If you have read my profile you may recall that I learned to bake in Canada by reading magazines and that I learned to cook in England by reading books. I started cooking with Margaret Costa’s Four Seasons Cookery Book and Marcella Hazan’s The Classic Italian Cookbook. Both taught me to shop and eat in season and I haven’t looked back. I now have a rather large collection of cookbooks which I have amassed over the years, some from joining a book club (a mistake) many from scouring second hand bookshops and others that I have received as gifts. I have many tried, tested and loved recipes from these books which I make over and over again. I also have some newer books from which I haven’t had the chance to make anything. I thought that it would be rather nice to start a regular post to feature recipes which I have cooked from my embarrassingly extensive collection, noting any changes or suggestions along the way and this is the first of the Cook the Books series.
If you have a favourite cookbook or recipe from one, please do drop me a line in the comments box below. It’s always a pleasure to discover new recipes.
The other day, I noticed beautiful bunches of leafy dark green Swiss Chard at my local greengrocers which looked as though they belonged in a vase. Without knowing what I was going to do with them, I snatched up a bunch to bring home. On my way back, I remembered that Ottolenghi had a few recipes for Swiss Chard in his book, Jerusalem and I was pleased to find that I had most of the ingredients in for this particular dish.
I have made this recipe for Swiss Chard with Tahini, Yoghurt and Buttered Pine Nuts three times now and it is absolutely delicious. The balance of sharp from the wine, green from the leaves, creamy, garlicky umami from the tahini with the juicy stems and crunchy pine nuts is simply divine. The last time I made it, I served the chard as a side to roasted salmon fillets which I had doused in a mixture of harissa, cumin seeds and lemon juice. It was the perfect girlie supper for me and my friend who gave me this book at Christmas!
Swiss chard is nature’s own two-for-one bargain. There are the dark green, deeply veined leaves and the crisp, juicy white (or brightly coloured) stalks both of which need slightly different cooking times. They are easy to prepare – you start by filling the sink with water so that they can be easily cleaned of the grit and dirt that may have accumulated on them. Then, trim a little off the ends of the stalks and cut them out to separate them from the leaves. Swish both about in the water and then leave them in the sink for any grit or dirt to settle on the bottom. Then they are ready to be scooped out, sliced and used as needed with the stalks needing a couple of minutes more cooking time. The leaves can also be blanched and stuffed just like cabbage leaves and of course they are excellent in quiches and pies.

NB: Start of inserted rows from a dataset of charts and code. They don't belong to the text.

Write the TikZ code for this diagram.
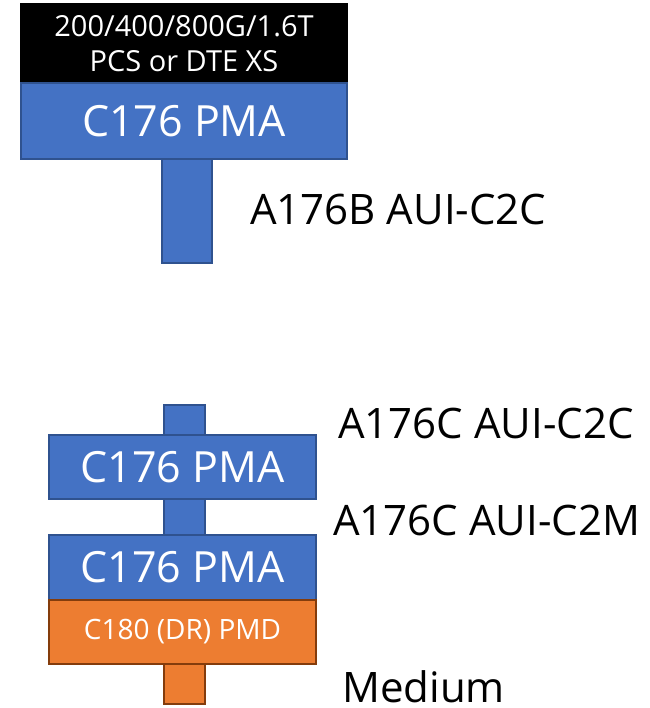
\documentclass[tikz,border=0pt]{standalone}
\usepackage{fontspec}
\setmainfont{Open Sans}
\definecolor{PmaBlue}{HTML}{4472C4}
\definecolor{PmaEdge}{HTML}{2F528F}
\definecolor{PmdOrange}{HTML}{ED7D31}
\definecolor{PmdEdge}{HTML}{843C0C}
\usetikzlibrary{positioning}

\begin{document}
\begin{tikzpicture}[x=1pt,y=-1pt,
      blk/.style={draw=PmaEdge,fill=PmaBlue,line width=1.5pt,inner sep=0pt,text=white},
      pma/.style={blk,minimum width=267pt,minimum height=64pt,
                  font=\fontsize{43}{43}\selectfont},
      pmd/.style={pma,draw=PmdEdge,fill=PmdOrange,font=\fontsize{28}{28}\selectfont},
      stem/.style={blk,minimum width=41pt},
      lab/.style={anchor=base west,inner sep=0pt,font=\fontsize{42}{42}\selectfont}]
    \useasboundingbox (0,0) rectangle (649,708);
    % host side
    \node[stem,minimum width=50pt,minimum height=104pt] (s0) at (187,211) {};
    \node[blk,draw=black,fill=black,minimum width=326pt,minimum height=79pt,align=center,
          font=\fontsize{29}{35}\selectfont] (pcs) at (184,43.5) {200/400/800G/1.6T\\PCS or DTE XS};
    \node[pma,minimum width=326pt,minimum height=76pt] (pma0) at (184,121) {C176 PMA};
    \node[lab] (c2c0) at (250,225) {A176B AUI-C2C};
    % module side
    \node[stem,minimum height=35pt] (s1) at (184.5,422.5) {};
    \node[stem,minimum height=40pt] (s2) at (184.5,517) {};
    \node[stem,draw=PmdEdge,fill=PmdOrange,minimum height=40pt] (s3) at (184.5,684) {};
    \node[pma] (pma1) at (182.5,467) {C176 PMA};
    \node[pma,minimum height=65pt] (pma2) at (182.5,567.5) {C176 PMA};
    \node[pmd] (pmd) at (182.5,632) {C180 (DR) PMD};
    \node[lab] (c2c1) at (338,438) {A176C AUI-C2C};
    \node[lab] (c2m)  at (333,535) {A176C AUI-C2M};
    \node[lab] (med)  at (342,702) {Medium};
  \end{tikzpicture}
\end{document}
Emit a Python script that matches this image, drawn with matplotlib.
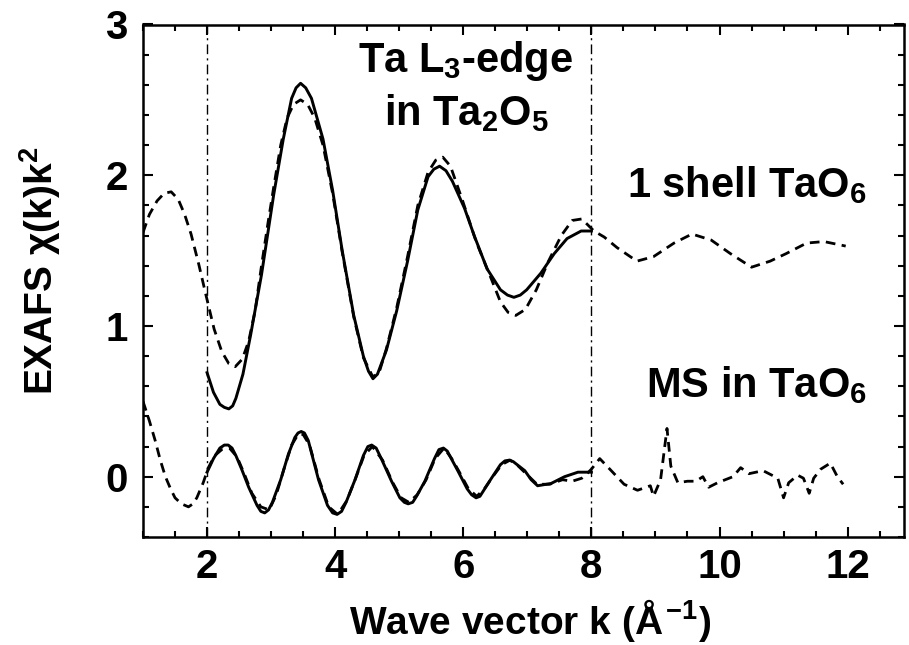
import matplotlib
matplotlib.use("Agg")
import matplotlib.pyplot as plt
from matplotlib.ticker import MultipleLocator, FixedLocator

plt.rcParams['font.family'] = ['Liberation Sans', 'DejaVu Sans']
plt.rcParams['font.weight'] = 'bold'
plt.rcParams['mathtext.fontset'] = 'custom'
plt.rcParams['mathtext.rm'] = 'Liberation Sans:bold'
plt.rcParams['mathtext.it'] = 'Liberation Sans:bold'
plt.rcParams['mathtext.bf'] = 'Liberation Sans:bold'
plt.rcParams['mathtext.sf'] = 'Liberation Sans:bold'

# ---- data: 1 shell TaO6 (fit, solid) ----
k_fit1 = [2.00, 2.10, 2.20, 2.27, 2.34, 2.40, 2.45, 2.56, 2.68, 2.85, 3.04, 3.19, 3.32, 3.39,
          3.46, 3.54, 3.63, 3.81, 3.96, 4.11, 4.29, 4.44, 4.52, 4.59, 4.66, 4.80, 4.96, 5.13,
          5.29, 5.45, 5.54, 5.63, 5.73, 5.83, 6.02, 6.17, 6.37, 6.58, 6.69, 6.79, 6.89, 6.99,
          7.21, 7.42, 7.62, 7.84, 8.00]
chi_fit1 = [0.69, 0.56, 0.48, 0.46, 0.45, 0.47, 0.52, 0.68, 0.94, 1.34, 1.87, 2.24, 2.51, 2.58,
            2.61, 2.58, 2.51, 2.24, 1.90, 1.50, 1.07, 0.80, 0.70, 0.65, 0.68, 0.84, 1.10, 1.43,
            1.77, 1.99, 2.04, 2.06, 2.03, 1.96, 1.78, 1.60, 1.38, 1.24, 1.205, 1.19, 1.205, 1.24,
            1.35, 1.48, 1.58, 1.63, 1.63]

# ---- data: 1 shell TaO6 (experiment, dashed) ----
k_exp1 = [1.00, 1.10, 1.22, 1.33, 1.44, 1.55, 1.65, 1.75, 1.87, 1.98, 2.11, 2.23, 2.34,
          2.44, 2.55, 2.65, 2.75, 2.85, 2.95, 3.04, 3.15, 3.25, 3.35, 3.46, 3.57, 3.68,
          3.81, 3.96, 4.11, 4.29, 4.44, 4.59, 4.70, 4.80, 4.96, 5.13, 5.29, 5.45, 5.57,
          5.68, 5.80, 5.99, 6.20, 6.43, 6.58, 6.70, 6.82, 6.97, 7.14, 7.33, 7.53, 7.70,
          7.85, 8.04, 8.20, 8.40, 8.71, 8.97, 9.29, 9.57, 9.87, 10.17, 10.50, 10.79,
          11.04, 11.36, 11.63, 11.97]
chi_exp1 = [1.62, 1.74, 1.83, 1.88, 1.89, 1.84, 1.74, 1.61, 1.41, 1.21, 0.98, 0.83, 0.75,
            0.73, 0.78, 0.90, 1.10, 1.40, 1.68, 1.92, 2.20, 2.38, 2.47, 2.50, 2.47, 2.38,
            2.20, 1.88, 1.49, 1.06, 0.79, 0.66, 0.71, 0.85, 1.12, 1.46, 1.80, 2.02, 2.10,
            2.12, 2.06, 1.83, 1.56, 1.32, 1.16, 1.09, 1.07, 1.11, 1.24, 1.43, 1.60, 1.70,
            1.71, 1.63, 1.59, 1.52, 1.43, 1.46, 1.55, 1.61, 1.57, 1.48, 1.39, 1.43,
            1.48, 1.55, 1.56, 1.53]

# ---- data: MS in TaO6 (fit, solid) ----
k_fitms = [2.00, 2.10, 2.20, 2.27, 2.33, 2.39, 2.45, 2.54, 2.65, 2.78, 2.84, 2.90, 2.96,
           3.02, 3.15, 3.27, 3.37, 3.42, 3.47, 3.52, 3.58, 3.74, 3.88, 3.96, 4.03, 4.10,
           4.17, 4.31, 4.44, 4.51, 4.57, 4.64, 4.72, 4.88, 5.01, 5.08, 5.14, 5.21, 5.27,
           5.40, 5.55, 5.62, 5.69, 5.75, 5.80, 5.92, 6.06, 6.13, 6.20, 6.26, 6.32, 6.44,
           6.58, 6.65, 6.72, 6.78, 6.84, 6.96, 7.06, 7.16, 7.37, 7.58, 7.79, 8.00]
chi_fitms = [0.03, 0.12, 0.19, 0.21, 0.21, 0.19, 0.14, 0.05, -0.07, -0.19, -0.23, -0.24, -0.22,
             -0.17, -0.02, 0.15, 0.26, 0.29, 0.30, 0.29, 0.24, -0.02, -0.19, -0.24, -0.25, -0.23,
             -0.17, -0.02, 0.14, 0.20, 0.21, 0.19, 0.12, -0.03, -0.14, -0.17, -0.18, -0.17, -0.13,
             -0.03, 0.12, 0.18, 0.19, 0.17, 0.13, 0.035, -0.08, -0.12, -0.14, -0.13, -0.09, -0.01,
             0.08, 0.105, 0.11, 0.10, 0.08, 0.04, -0.02, -0.06, -0.045, 0.00, 0.03, 0.03]

# ---- data: MS in TaO6 (experiment, dashed) ----
k_expms = [1.00, 1.10, 1.19, 1.27, 1.35, 1.43, 1.50, 1.60, 1.71, 1.78, 1.84, 1.94, 2.02,
           2.12, 2.23, 2.35, 2.47, 2.58, 2.70, 2.84, 2.97, 3.08, 3.20, 3.32, 3.42, 3.50,
           3.60, 3.75, 3.90, 4.04, 4.18, 4.32, 4.45, 4.58, 4.74, 4.90, 5.03, 5.15, 5.28,
           5.42, 5.56, 5.70, 5.82, 5.94, 6.08, 6.21, 6.33, 6.46, 6.60, 6.73, 6.86, 6.98,
           7.15, 7.35, 7.55, 7.70, 7.85, 7.93, 8.00, 8.13, 8.31, 8.51, 8.72, 8.92, 8.97,
           9.08, 9.18, 9.24, 9.35, 9.50, 9.63, 9.74, 9.83, 9.97, 10.21, 10.33, 10.46,
           10.68, 10.91, 11.00, 11.08, 11.22, 11.31, 11.40, 11.47, 11.58, 11.73, 11.84, 11.93]
chi_expms = [0.50, 0.37, 0.24, 0.11, 0.00, -0.08, -0.14, -0.18, -0.20, -0.18, -0.14, -0.04, 0.06,
             0.14, 0.18, 0.19, 0.13, 0.02, -0.11, -0.20, -0.22, -0.12, 0.05, 0.21, 0.28, 0.28,
             0.21, -0.02, -0.20, -0.25, -0.16, -0.01, 0.14, 0.20, 0.11, -0.04, -0.14, -0.17, -0.12,
             -0.02, 0.12, 0.19, 0.12, 0.03, -0.08, -0.13, -0.08, 0.00, 0.08, 0.11, 0.07, 0.02,
             -0.05, -0.05, -0.02, -0.03, -0.01, 0.02, 0.05, 0.12, 0.04, -0.05, -0.09, -0.06, -0.13,
             -0.02, 0.32, 0.07, -0.04, -0.03, -0.03, 0.00, -0.07, -0.04, 0.00, 0.06, 0.02,
             0.04, -0.01, -0.14, -0.04, 0.01, -0.01, -0.11, -0.01, 0.05, 0.09, 0.00, -0.05]

window_k = [2, 8]
x_ticks = [2, 4, 6, 8, 10, 12]
y_ticks = [0, 1, 2, 3]

W, H = 909, 645
fig = plt.figure(figsize=(W / 100, H / 100), dpi=100)
ax = fig.add_axes([143 / W, 1 - 537 / H, (904 - 143) / W, (537 - 24.5) / H])

dash = (0, (3.5, 2.3))
ax.plot(k_exp1, chi_exp1, color='black', lw=2.0, ls=dash, dash_capstyle='butt')
ax.plot(k_fit1, chi_fit1, color='black', lw=2.1, solid_joinstyle='round')
ax.plot(k_expms, chi_expms, color='black', lw=2.0, ls=dash, dash_capstyle='butt')
ax.plot(k_fitms, chi_fitms, color='black', lw=2.1, solid_joinstyle='round')
for kv in window_k:
    ax.axvline(kv, color='black', lw=1.0, ls=(0, (7, 3, 1.5, 3)))

ax.set_xlim(1.0, 12.88)
ax.set_ylim(-0.4, 3.0)
ax.xaxis.set_major_locator(FixedLocator(x_ticks))
ax.xaxis.set_minor_locator(MultipleLocator(0.5))
ax.yaxis.set_major_locator(FixedLocator(y_ticks))
ax.yaxis.set_minor_locator(MultipleLocator(0.2))
ax.tick_params(which='both', direction='in', top=True, right=True, width=1.5, color='black')
ax.tick_params(which='major', length=7)
ax.tick_params(which='minor', length=4)
ax.tick_params(axis='x', which='major', labelsize=29, pad=8)
ax.tick_params(axis='y', which='major', labelsize=29, pad=11)
for lab in ax.get_xticklabels() + ax.get_yticklabels():
    lab.set_fontweight('bold')
for sp in ax.spines.values():
    sp.set_linewidth(1.8)

fig.text(530 / W, 11 / H, r'Wave vector k ($\AA^{-1}$)', ha='center', va='baseline',
         fontsize=28, fontweight='bold')
fig.text(40 / W, 1 - 271 / H, r'EXAFS χ(k)k$^2$', ha='center', va='center',
         rotation=90, fontsize=28, fontweight='bold')

fig.text(465 / W, 1 - 72 / H, r'Ta L$_3$-edge', ha='center', va='baseline',
         fontsize=30, fontweight='bold')
fig.text(467 / W, 1 - 125 / H, r'in Ta$_2$O$_5$', ha='center', va='baseline',
         fontsize=30, fontweight='bold')
fig.text(747 / W, 1 - 197 / H, r'1 shell TaO$_6$', ha='center', va='baseline',
         fontsize=30, fontweight='bold')
fig.text(757 / W, 1 - 397 / H, r'MS in TaO$_6$', ha='center', va='baseline',
         fontsize=30, fontweight='bold')

fig.savefig('out.png', dpi=100)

Swiss Chard with Tahini, Yoghurt and Buttered Pine Nuts
from Jerusalem by Ottolenghi and Tamimi
- 1.3 kg Swiss Chard
- 40 g unsalted butter
- 2 Tbsp Olive Oil plus extra to serve
- 40 g pine nuts
- 2 small garlic cloves, thinly sliced
- 60ml dry white wine (I used stock the first time but it is much better with the wine reduction)
- sweet paprika to garnish (I forgot this!)
- salt and black pepper
Tahini and Yoghurt Sauce
- 50g light tahini paste
- 50g greek yoghurt (I used 0% fat)
- 2 Tbsp lemon juice
- 1 garlic glove, crushed
- 2 Tbsp water
- Trim 1 cm off the bottom of the stalks and discard. Fill the sink with cold water. Cut out the thick wide central stalks and place these and the green leaves in sink to remove any traces of grit.
- Fill the kettle and put it on to boil.
- Make up the sauce by combining all the ingredients in a small bowl and whisking until the sauce is smooth and semi stiff. Set aside.
- When the water boils, fill deep saucepan with it, cover and set on the hob to come to a boil again.
- Remove the stalks from the sink and slice into 2 cm pieces. Do the same with the green leaves. Keep them in separate piles.
- Place the stems in the boiling water and set the timer for two minutes. Then add the leaves, which you may have to force under the water, for one minute. Drain and rinse well under cold water. Drain and use your hands to squeeze the chard until it is quite dry.
- Heat 2 Tbsp of oil and half the butter in a large frying pan, over a medium heat. Add the pine nuts and toss in the pan until golden which should take about 2 minutes. They burn quickly so keep an eye on them. Remove using a slotted spoon and set aside.
- Now add the garlic to the pan and cook for about a minute until golden.
- Carefully pour in the wine – it will spit! Leave it to reduce to about ⅓ which should take a minute or so.
- Add the chard and the rest of the butter and toss to heat through and get coated in the the buttery, garlicky juices for a two or three minutes. Season with salt and pepper.
- Place in a serving bowl, top with a little sauce, the pine nuts and a sprinkle of paprika. Drizzle with a little EVOO and serve with additional sauce in a separate bowl.